Conservative activist Celeste Greig, a guest on Maher's show during that episode, retorted that Letourneau was in fact raping Fualaau. Maher insisted that it wasn't rape.

"Raped?" he said. "Come on. She forced? How do you know? ... How can a woman rape a man?"

Here's the full episode:

Maher's comments condoning sex acts with children are especially ironic in light of recent news. The TV host took credit this week for the public downfall of Milo Yiannopoulos, the internet troll who has found a large conservative audience in the white nationalist movement known as the "alt-right" for his sexist, Islamophobic, anti-Semitic and transphobic views under the guise of being a public intellectual and free speech advocate. 

Maher hosted Yiannopoulos on his HBO talk show, Real Time with Bill Maher, on Friday.

"[We] had Milo on, despite the fact that many people said, 'Oh, how dare you give a platform to this man,'" Maher told the New York Times on Tuesday. "What I think people saw was an emotionally needy Ann Coulter wannabe trying to make a buck off of the left’s propensity for outrage. And by the end of the weekend, by dinnertime Monday, he’s dropped as a speaker at CPAC. Then he’s dropped by Breitbart, and his book deal falls through. As I say, sunlight is the best disinfectant. You’re welcome."

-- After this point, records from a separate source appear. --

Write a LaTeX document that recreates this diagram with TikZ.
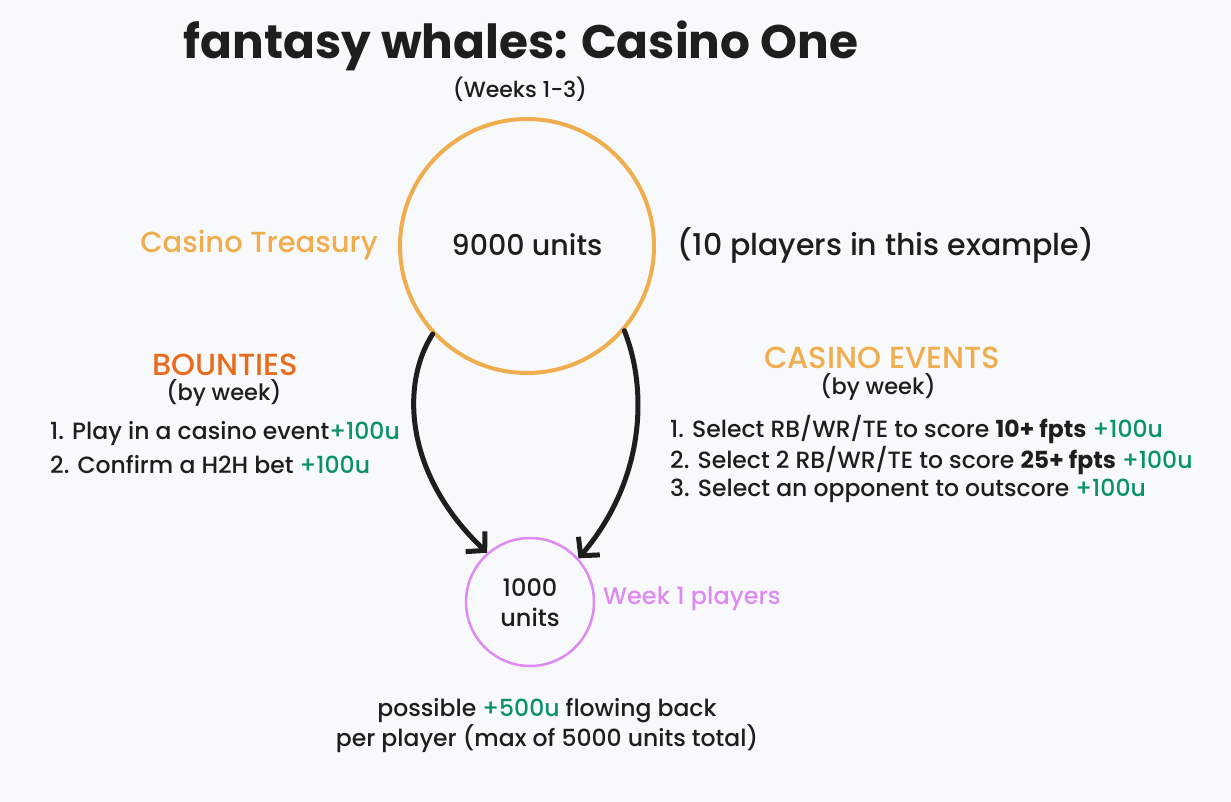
\documentclass[tikz,border=0pt]{standalone}
\usepackage{fontspec}
\setmainfont{Poppins}[UprightFont=* Medium,BoldFont=* Bold]
\usetikzlibrary{arrows.meta}
\definecolor{bgc}{RGB}{248,249,250}
\definecolor{ink}{RGB}{30,30,30}
\definecolor{orng}{RGB}{240,173,78}
\definecolor{dorng}{RGB}{232,108,30}
\definecolor{grn}{RGB}{9,146,104}
\definecolor{vio}{RGB}{222,138,242}
\newcommand{\gr}[1]{\textcolor{grn}{#1}}
\begin{document}
\begin{tikzpicture}[x=1pt,y=-1pt,
  txt/.style={inner sep=0pt,text=ink,font=\fontsize{24}{30}\selectfont},
  lst/.style={inner sep=0pt,text=ink,anchor=west,font=\fontsize{23.5}{30}\selectfont},
  head/.style={inner sep=0pt,font=\fontsize{30.5}{34}\selectfont},
  flow/.style={draw=ink,line width=5pt,line cap=round,-{Straight Barb[length=13pt,width=28pt,line width=5pt]}}]
\fill[bgc] (0,0) rectangle (1231,802);
\useasboundingbox (0,0) rectangle (1231,802);
% title
\node[inner sep=0pt,text=ink,font=\fontsize{47}{50}\selectfont\bfseries] (title) at (521,46) {fantasy whales: Casino One};
\node[txt,font=\fontsize{22}{26}\selectfont] (weeks) at (520,89) {(Weeks 1-3)};
% circles
\node[circle,draw=orng,line width=4pt,minimum size=254pt,inner sep=0pt] (T) at (527,246) {};
\node[txt,font=\fontsize{28.5}{32}\selectfont] (tu) at (527,245) {9000 units};
\node[head,font=\fontsize{29}{32}\selectfont,text=orng] (tl) at (259,245) {Casino Treasury};
\node[txt,font=\fontsize{30}{32}\selectfont] (ex) at (886,245) {(10 players in this example)};
\node[circle,draw=vio,line width=2.5pt,minimum size=128pt,inner sep=0pt] (P) at (530,602) {};
\node[txt,align=center] (pu) at (530,603) {1000\\units};
\node[txt,anchor=west,text=vio] (pl) at (603,599) {Week 1 players};
% bounties
\node[head,text=dorng] (bh) at (225,365) {BOUNTIES};
\node[txt,font=\fontsize{22.5}{30}\selectfont] (bw) at (224,393) {(by week)};
\node[lst] (b1) at (50,433) {1. Play in a casino event\gr{+100u}};
\node[lst] (b2) at (50,465) {2. Confirm a H2H bet \gr{+100u}};
% casino events
\node[head,text=orng] (ch) at (882,358) {CASINO EVENTS};
\node[txt,font=\fontsize{22.5}{30}\selectfont] (cw) at (878,387) {(by week)};
\node[lst] (c1) at (670,430) {1. Select RB/WR/TE to score \textbf{10+ fpts} \gr{+100u}};
\node[lst] (c2) at (670,461) {2. Select 2 RB/WR/TE to score \textbf{25+ fpts} \gr{+100u}};
\node[lst] (c3) at (670,491) {3. Select an opponent to outscore \gr{+100u}};
% bottom
\node[txt,align=center,font=\fontsize{23.5}{30}\selectfont] (bot) at (547,726) {possible \gr{+500u} flowing back\\per player (max of 5000 units total)};
% arrows
\draw[flow] (T.223) .. controls (400,385) and (405,475) .. (P.131);
\draw[flow] (T.319) .. controls (648,390) and (645,480) .. (P.42);
\end{tikzpicture}
\end{document}
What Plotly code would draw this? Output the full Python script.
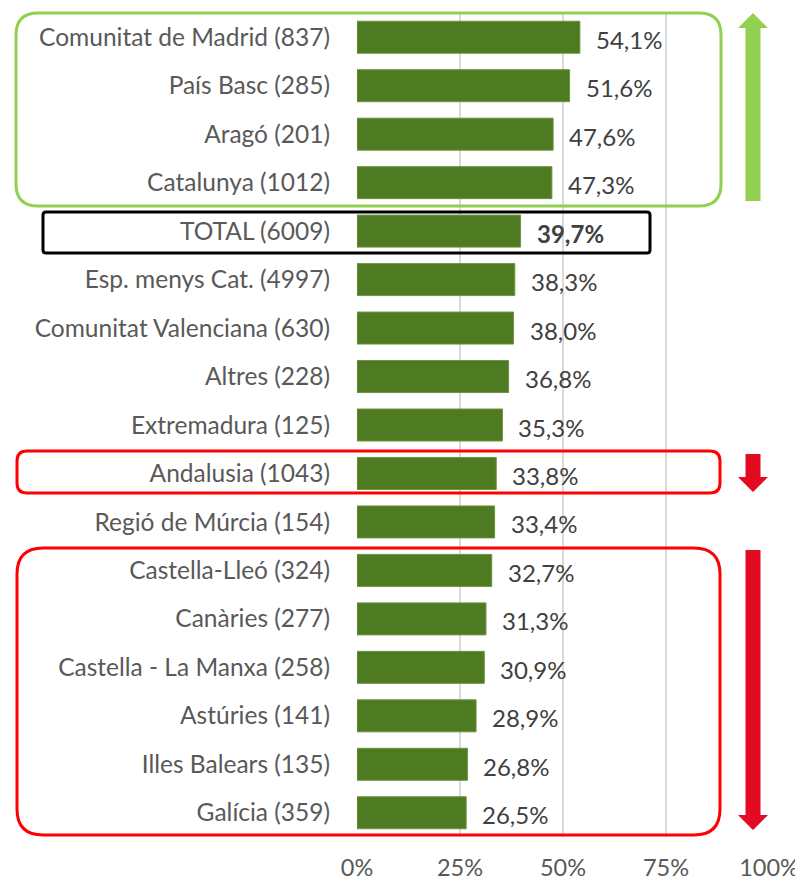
import plotly.graph_objects as go

categories = [
    "Comunitat de Madrid (837)", "País Basc (285)", "Aragó (201)", "Catalunya (1012)",
    "TOTAL (6009)", "Esp. menys Cat. (4997)", "Comunitat Valenciana (630)", "Altres (228)",
    "Extremadura (125)", "Andalusia (1043)", "Regió de Múrcia (154)", "Castella-Lleó (324)",
    "Canàries (277)", "Castella - La Manxa (258)", "Astúries (141)", "Illes Balears (135)",
    "Galícia (359)",
]
values = [54.1, 51.6, 47.6, 47.3, 39.7, 38.3, 38.0, 36.8, 35.3, 33.8, 33.4, 32.7, 31.3, 30.9, 28.9, 26.8, 26.5]
tick_vals = [0, 25, 50, 75, 100]
tick_text = ["0%", "25%", "50%", "75%", "100%"]

# page body has an 8px margin; figure is sized/positioned to compensate
OFF = 8
W, H = 803 - OFF, 882 - OFF
L, R, T, B = 357 - OFF, 34, 13 - OFF, 45
PW, PH = W - L - R, H - T - B

FONT = "Lato"
GREY = "#595959"

fig = go.Figure()
fig.add_trace(go.Bar(
    x=values, y=categories, orientation="h",
    marker=dict(color="#4E7A21", line=dict(color="#6E9440", width=1)),
    width=0.66, hoverinfo="skip",
))

annotations = []
for c, v in zip(categories, values):
    txt = f"{v:.1f}%".replace(".", ",")
    if c.startswith("TOTAL"):
        txt = f"<b>{txt}</b>"
    annotations.append(dict(x=v, y=c, xref="x", yref="y", text=txt, showarrow=False,
                            xanchor="left", xshift=14, yshift=-2,
                            font=dict(family=FONT, size=24, color="#404040")))


def px(x):
    # reference-page pixel -> paper coordinate
    return (x - OFF - L) / PW


def py(y):
    return (H - B - (y - OFF)) / PH


def rrect(x0, y0, x1, y1, r):
    pts = [
        f"M {px(x0 + r)},{py(y0)}",
        f"L {px(x1 - r)},{py(y0)}",
        f"Q {px(x1)},{py(y0)} {px(x1)},{py(y0 + r)}",
        f"L {px(x1)},{py(y1 - r)}",
        f"Q {px(x1)},{py(y1)} {px(x1 - r)},{py(y1)}",
        f"L {px(x0 + r)},{py(y1)}",
        f"Q {px(x0)},{py(y1)} {px(x0)},{py(y1 - r)}",
        f"L {px(x0)},{py(y0 + r)}",
        f"Q {px(x0)},{py(y0)} {px(x0 + r)},{py(y0)}",
        "Z",
    ]
    return " ".join(pts)


def arrow(xc, y_tail, y_base, y_tip, shaft_hw, head_hw):
    pts = [
        f"M {px(xc - shaft_hw)},{py(y_tail)}",
        f"L {px(xc - shaft_hw)},{py(y_base)}",
        f"L {px(xc - head_hw)},{py(y_base)}",
        f"L {px(xc)},{py(y_tip)}",
        f"L {px(xc + head_hw)},{py(y_base)}",
        f"L {px(xc + shaft_hw)},{py(y_base)}",
        f"L {px(xc + shaft_hw)},{py(y_tail)}",
        "Z",
    ]
    return " ".join(pts)


shapes = [
    dict(type="path", xref="paper", yref="paper", path=rrect(16, 13, 721, 206, 22),
         line=dict(color="#92D050", width=3)),
    dict(type="path", xref="paper", yref="paper", path=rrect(43, 212, 650, 253, 3),
         line=dict(color="#000000", width=3)),
    dict(type="path", xref="paper", yref="paper", path=rrect(17, 451, 720, 493, 10),
         line=dict(color="#FF0000", width=3)),
    dict(type="path", xref="paper", yref="paper", path=rrect(17, 548, 720, 835, 26),
         line=dict(color="#FF0000", width=3)),
    dict(type="path", xref="paper", yref="paper", path=arrow(753, 201, 28, 13, 7.5, 15),
         fillcolor="#92D050", line=dict(width=0)),
    dict(type="path", xref="paper", yref="paper", path=arrow(753, 454, 477, 492, 7.5, 15),
         fillcolor="#E30B22", line=dict(width=0)),
    dict(type="path", xref="paper", yref="paper", path=arrow(753, 550, 815, 830, 7.5, 15),
         fillcolor="#E30B22", line=dict(width=0)),
]

fig.update_layout(
    width=W, height=H,
    margin=dict(l=L, r=R, t=T, b=B, autoexpand=False),
    plot_bgcolor="white", paper_bgcolor="white",
    showlegend=False,
    annotations=annotations,
    shapes=shapes,
    xaxis=dict(range=[0, 100], tickvals=tick_vals, ticktext=tick_text,
               showgrid=True, gridcolor="#D9D9D9", gridwidth=1.5, zeroline=False,
               showline=False, ticks="", ticklabelstandoff=14,
               tickfont=dict(family=FONT, size=23.5, color=GREY), fixedrange=True),
    yaxis=dict(categoryorder="array", categoryarray=categories, autorange="reversed",
               showgrid=False, zeroline=False, showline=False, ticks="",
               ticklabelstandoff=26,
               tickfont=dict(family=FONT, size=24.5, color=GREY), fixedrange=True),
    bargap=0.34,
)

fig.write_html("out.html")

Indeed, Yiannopoulos lost his book deal with Simon & Schuster, resigned from his role as a senior editor at Breitbart and was disinvited to a scheduled speaking engagement at the Conservative Political Action Conference after video footage resurfaced Sunday of him defending sex between adult men and boys as young as 13.

"People are messy and complex and actually, in the homosexual world particularly, some of those relationships between younger boys and older men, those coming-of-age relationships, the relationships in which those older men have helped those young boys to discover who they are and give them security and safety and provide them with love and a reliable, a rock, where they can't speak to their parents," Yiannopoulos said during a 2016 appearance on the Drunken Peasants podcast.

But considering that Maher has made similar arguments before, it's a stretch to claim that Milo's downfall — at the hands of Maher, no less — is a moral referendum on how the public punishes reprehensible views once they are given a big enough audience. After all, Bill Maher still has a TV show. And in light of his 1998 and 2007 comments, plus his well-documented history of anti-Muslim remarks, it's worth asking why Maher hasn't been given the Milo treatment as well.